Although foreign and local observers say the tally of the presidential election was deeply flawed, they found no problems with legislative voting that was led by Odinga's forces and saw half of Kibaki's Cabinet lose their seats.

Odinga's Orange Democratic Movement won 99 seats in December's election and had to rely on help from smaller parties to win the speaker fight. Kibaki's party, which has only 43 seats, also rallied support from small blocs, indicating the potential for bitter fights in the body.

Marende's victory buoyed the opposition. While the speaker cannot directly block Kibaki's legislative agenda, he can slow it with his rulings and allow motions against the president's policies to be debated.

The contest for speaker was acrimonious, echoing the bitterness that set off widespread violence in Kenya after Kibaki was announced as winner of the presidential election. More than 600 people have been reported killed.

Odinga's legislators initially insisted voting for speaker should not be secret. "We went into (the presidential) election with secret ballots and you stole it," said William Ruto, a leading opposition figure.

The opposition finally agreed to go ahead with a secret ballot, as in past contests, but legislators from Odinga's party then objected to swearing an oath of allegiance to Kibaki, repeating their charges that he stole the election.

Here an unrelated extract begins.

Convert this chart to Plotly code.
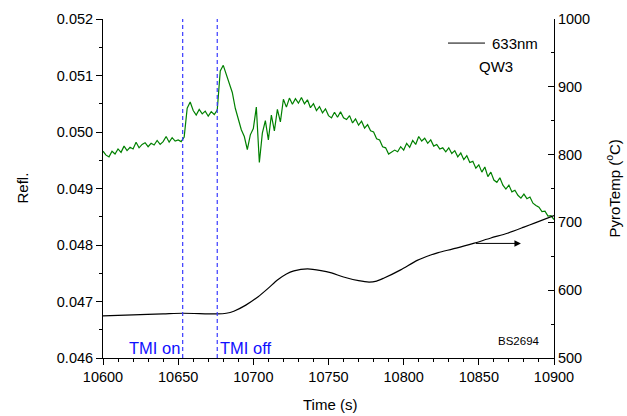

"Kibaki is a fraudster," lawmaker Ababu Namwamba said, noting that the Electoral Commission's chairman and five of its members have said there were problems with the vote tally.

Kibaki's side argued the oath was required both by the law and tradition.

The new speaker resolved the issue by ruling the law required legislators to swear allegiance to the president as an institution, not to a specific individual.

As lawmakers were being sworn in, one opposition member tried to pledge to serve "President Raila Odinga," but he was corrected by Marende and took the ordinary oath.

In Nairobi's Mathare slum, cheers broke out at news of the opposition's victory in the vote for speaker.

Earlier, more than a hundred opposition supporters scrawled graffiti on the shantytown's main street showing Kibaki in a coffin. When a group from Kibaki's Kikuyu tribe tried to pass the crowd, they were kicked and punched.

"The police will shoot tomorrow, but they don't have a bullet for each of us," said Cliff Owino as he picked up a lump of cement and threw it at a fleeing Kikuyu. "These will be our bullets. This is how the war starts."

Former U.N. Secretary-General Kofi Annan had been expected in the capital Tuesday night on a mediation mission, but the visit was postponed several days after he fell ill with "severe flu," his office in Geneva. It said he would head to Nairobi "as soon as feasible."